Additionally, the “will never put these children back / together again” reminds me of that part of the Myth of Er when the tyrants and very wicked people are dragged down.

These verses are extremely powerful to me because they are very Prevailing Circumstances — I can see the smashing of the temples, the shutting of the polytheistic schools, and so on.

The instrumental part comes back powerfully here, first with descending notes, and then weaves with such expressive complexity.

Faith, hope, our charities / Greed, sloth, our enemies

The WE/US is suddenly able to ground and center itself. When it comes to “faith, hope, our charities,” I haven’t read the Platonic Theology by Proclus yet, but the Stanford Encyclopedia of Philosophy quotes it in the Proclus entry, and I’ve encountered the concept elsewhere. Here’s what they pulled out of the text:

Those who hasten to be conjoined with the Good, do no longer need knowledge and activity, but need to be established and a stable state and quietness. What then is it which unites us to the Good? What is it which causes in us a cessation of activity and motion? What is it which establishes all divine natures in the first and ineffable unity of goodness? […] It is, in short, the faith (pistis) of the Gods, which ineffably unites all the classes of Gods, of daemons, and of blessed souls to the Good. For we should investigate the Good not through knowledge (gnôstikôs) and in an imperfect manner, but giving ourselves up to the divine light, and closing the eyes, to become thus established in the unknown and occult unity of beings. For such a kind of faith is more venerable than cognitive activity, not in us only, but with the Gods themselves.

Proclus’ Platonic Theology I 25, trans. Taylor

I’d seen some of this footnoted in the intro to Ruth Majercik’s Chaldean Oracles ed. but it is probably better to pull straight from the ocean.

The week I did the interpretation on Twitter, I had been given the Maxim “ἐλπίδα αἴνει” in my weekly divination; see the poem I wrote on KALLISTI for a take on Elpis, as the final lines I wrote there contain concepts relevant to my interpretation of this section of the lyrics, namely the lines that say:

Good spirit, flower-fragrant,
you who bestow the spark
to seek concord and beauty,
inspire us to find the best
in one another, the blessings
within the muddy ground,
to turn back cloudy despair
and all-dividing dissolution.

Me, “To Elpis,” in a KALLISTI post from a while back

In “Children of the Sun,” faith and hope are both charities, or graces, or virtues, depending on the lexical meaning given that this is English — they could be the Goddesses (the Kharites).

“Greed, sloth, our enemies” is pointing to the ways things slope downwards.

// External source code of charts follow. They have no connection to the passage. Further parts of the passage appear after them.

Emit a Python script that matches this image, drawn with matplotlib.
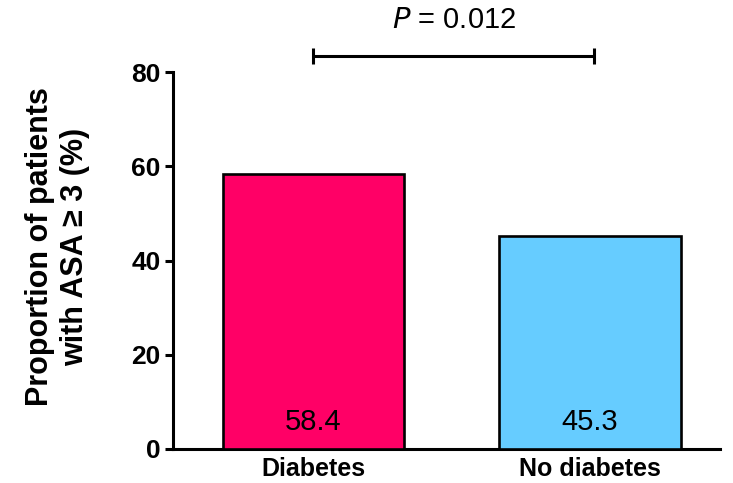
import matplotlib
matplotlib.use("Agg")
import matplotlib.pyplot as plt

plt.rcParams['font.family'] = ['Liberation Sans', 'DejaVu Sans']

categories = ["Diabetes", "No diabetes"]
values = [58.4, 45.3]
colors = ["#FF0066", "#66CCFF"]
yticks = [0, 20, 40, 60, 80]
p_text = "$\\it{P}$ = 0.012"

W, H = 733, 483
fig = plt.figure(figsize=(W / 100, H / 100), dpi=100)
ax = fig.add_axes([173 / W, 1 - 449 / H, (720 - 173) / W, (449 - 72) / H])

x = list(range(len(categories)))
ax.bar(x, values, width=0.655, color=colors, edgecolor="black", linewidth=1.9, zorder=3)

for xi, v in zip(x, values):
    ax.text(xi, 5.8, f"{v:.1f}", ha="center", va="center", fontsize=21, color="black", zorder=4)

ax.set_xlim(-0.508, 1.47)
ax.set_ylim(0, 80)
ax.set_yticks(yticks)
ax.set_yticklabels([str(t) for t in yticks], fontsize=19, fontweight="bold")
ax.set_xticks(x)
ax.set_xticklabels(categories, fontsize=18, fontweight="bold")
ax.tick_params(axis="x", length=0, pad=6)
ax.tick_params(axis="y", length=6, width=2.2, pad=3)

for s in ["top", "right"]:
    ax.spines[s].set_visible(False)
for s in ["left", "bottom"]:
    ax.spines[s].set_linewidth(2.2)

# significance bracket
yb = 83.4
x_left, x_right = x[0], x[1] + 0.015
ax.plot([x_left, x_right], [yb, yb], color="black", lw=2.2, clip_on=False, solid_capstyle="butt")
for xe in (x_left, x_right):
    ax.plot([xe, xe], [yb - 1.6, yb + 1.6], color="black", lw=2.2, clip_on=False, solid_capstyle="butt")
ax.text((x_left + x_right) / 2, 91.0, p_text, ha="center", va="center", fontsize=21, clip_on=False)

fig.text(58 / W, 1 - 247 / H, "Proportion of patients\nwith ASA \u2265 3 (%)", rotation=90,
         ha="center", va="center", fontsize=22, fontweight="bold", linespacing=1.22)

fig.savefig("out.png", dpi=100)
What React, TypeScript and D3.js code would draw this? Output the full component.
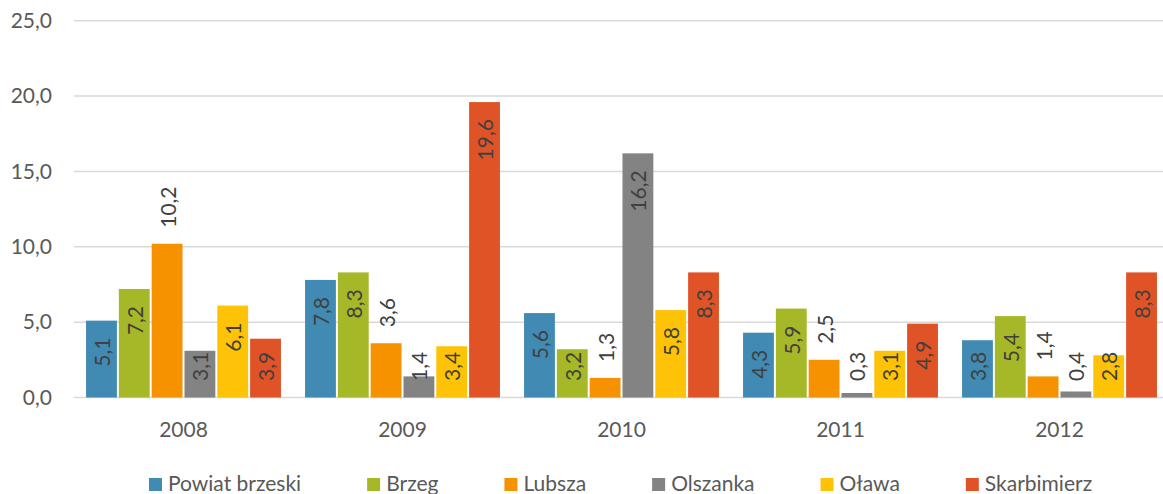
import React, { useEffect, useRef } from "react";
import { select, scaleBand, scaleLinear, range } from "d3";

const years = ["2008", "2009", "2010", "2011", "2012"];
const seriesNames = ["Powiat brzeski", "Brzeg", "Lubsza", "Olszanka", "Oława", "Skarbimierz"];
const powiatBrzeski = [5.1, 7.8, 5.6, 4.3, 3.8];
const brzeg = [7.2, 8.3, 3.2, 5.9, 5.4];
const lubsza = [10.2, 3.6, 1.3, 2.5, 1.4];
const olszanka = [3.1, 1.4, 16.2, 0.3, 0.4];
const olawa = [6.1, 3.4, 5.8, 3.1, 2.8];
const skarbimierz = [3.9, 19.6, 8.3, 4.9, 8.3];
const yTicks = [0, 5, 10, 15, 20, 25];

const COLORS = ["#418AB3", "#A6B727", "#F69200", "#838383", "#FEC306", "#DF5327"];
// Lubsza labels sit above the bars, every other series inside the bar end
const LABEL_OUTSIDE = ["Lubsza"];

const fmt = (v: number) => v.toFixed(1).replace(".", ",");

function App() {
  const svgRef = useRef<SVGSVGElement>(null);

  useEffect(() => {
    const WIDTH = 1163;
    const HEIGHT = 494;
    const FONT = "Lato, 'Open Sans', sans-serif";
    const values = [powiatBrzeski, brzeg, lubsza, olszanka, olawa, skarbimierz];

    const svg = select(svgRef.current).attr("width", WIDTH).attr("height", HEIGHT);
    svg.selectAll("*").remove();

    const x0 = scaleBand().domain(years).range([74, 1169]).paddingInner(0.11).paddingOuter(0.055);
    const x1 = scaleBand().domain(seriesNames).range([0, x0.bandwidth()]).paddingInner(0.06);
    const y = scaleLinear().domain([0, 25]).range([397.5, 20.7]);

    // gridlines
    svg.append("g")
      .selectAll("line")
      .data(yTicks)
      .join("line")
      .attr("x1", 74)
      .attr("x2", WIDTH)
      .attr("y1", (d) => y(d))
      .attr("y2", (d) => y(d))
      .attr("stroke", "#d9d9d9")
      .attr("stroke-width", 1.5);

    svg.append("g")
      .selectAll("text")
      .data(yTicks)
      .join("text")
      .attr("x", 52)
      .attr("y", (d) => y(d))
      .attr("dy", "0.35em")
      .attr("text-anchor", "end")
      .attr("font-family", FONT)
      .attr("font-size", 21)
      .attr("fill", "#595959")
      .text((d) => fmt(d));

    svg.append("g")
      .selectAll("text")
      .data(years)
      .join("text")
      .attr("x", (d) => x0(d)! + x0.bandwidth() / 2)
      .attr("y", 437)
      .attr("text-anchor", "middle")
      .attr("font-family", FONT)
      .attr("font-size", 21)
      .attr("fill", "#595959")
      .text((d) => d);

    const cells = seriesNames.flatMap((name, si) =>
      years.map((year, yi) => ({ name, year, value: values[si][yi], color: COLORS[si] }))
    );

    svg.append("g")
      .selectAll("rect")
      .data(cells)
      .join("rect")
      .attr("x", (d) => x0(d.year)! + x1(d.name)!)
      .attr("y", (d) => y(d.value))
      .attr("width", x1.bandwidth())
      .attr("height", (d) => y(0) - y(d.value))
      .attr("fill", (d) => d.color);

    const labels = svg.append("g")
      .selectAll("text")
      .data(cells)
      .join("text")
      .attr("font-family", FONT)
      .attr("font-size", 21)
      .attr("fill", "#404040")
      .attr("dominant-baseline", "central")
      .text((d) => fmt(d.value));

    labels.each(function (d) {
      const node = this as SVGTextElement;
      const len = node.getComputedTextLength();
      const cx = x0(d.year)! + x1(d.name)! + x1.bandwidth() / 2;
      const top = y(d.value);
      let bottom;
      if (LABEL_OUTSIDE.includes(d.name)) {
        bottom = top - 16;
      } else {
        bottom = Math.min(top + 17 + len, 381);
      }
      select(node)
        .attr("text-anchor", "start")
        .attr("transform", `translate(${cx},${bottom}) rotate(-90)`);
    });

    // legend
    const legend = svg.append("g");
    let lx = 149;
    range(seriesNames.length).forEach((i) => {
      legend.append("rect")
        .attr("x", lx)
        .attr("y", 478)
        .attr("width", 13)
        .attr("height", 13)
        .attr("fill", COLORS[i]);
      const t = legend.append("text")
        .attr("x", lx + 19)
        .attr("y", 491)
        .attr("font-family", FONT)
        .attr("font-size", 21)
        .attr("fill", "#595959")
        .text(seriesNames[i]);
      lx += 19 + (t.node() as SVGTextElement).getComputedTextLength() + 66;
    });
  }, []);

  return (
    <svg ref={svgRef} style={{ position: "absolute", left: 0, top: 0, background: "#fff" }}></svg>
  );
}

export default App;
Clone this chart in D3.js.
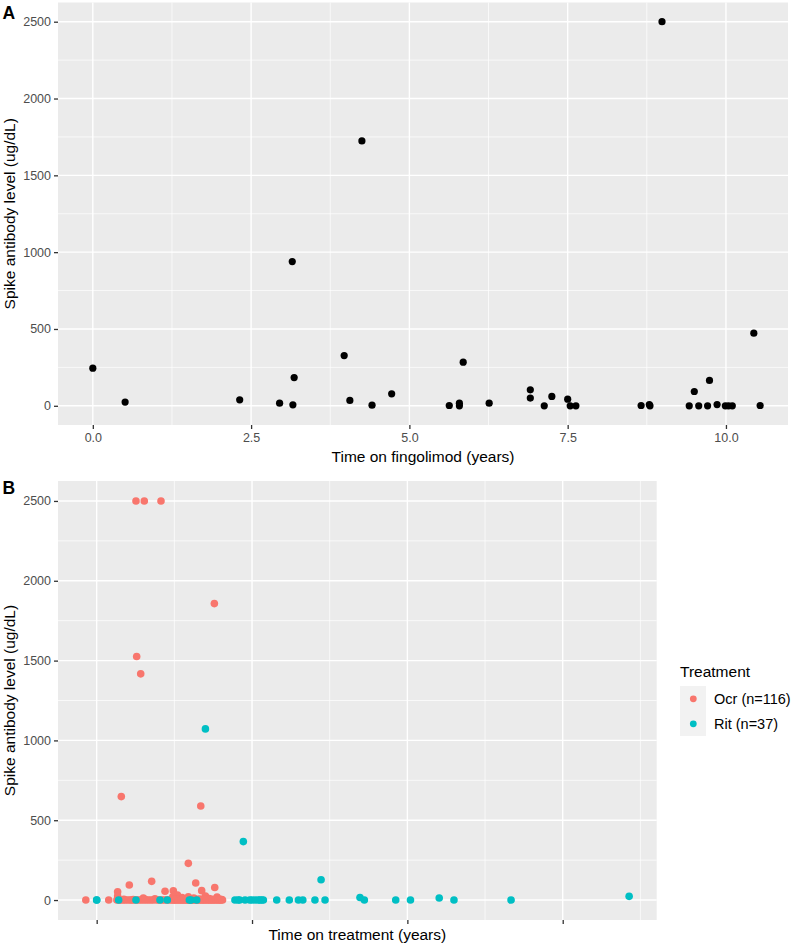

Greed is a passion that draws people down into matter in an unhealthy way. Sloth convinces people that they can’t leave the cave. It’s fairly self-explanatory. Again, this section is a recalibration.

We are the children of the sun / We are the children of the sun

Finally, after that regrounding, the WE/US in the lyrics find the refrain again, and the discord is put to rest. We are the children of the sun.

And here ends the analysis. I hope it was fun!

For a final note, realistically, departing from my analysis for practical things, Brendan Perry (the lyricist) likely meant to evoke transcendence broadly, along with the danger of losing enchantment, as a convergence of things he’s encountered. I know from interviews that he reads voraciously.

☀️☀️☀️☀️☀️☀️

One thought on “An Analysis of Dead Can Dance's "Children of the Sun" Because It's Basically Ascent/Descent/Ascent and We All Need Something Fun Right Now

  1. As deep as their music is, I’m surprised you didn’t think that possibly children of the sun is in reference to the ancient children of the sun mythology that in short refers to a society living in one and harmony with mother earth and each other.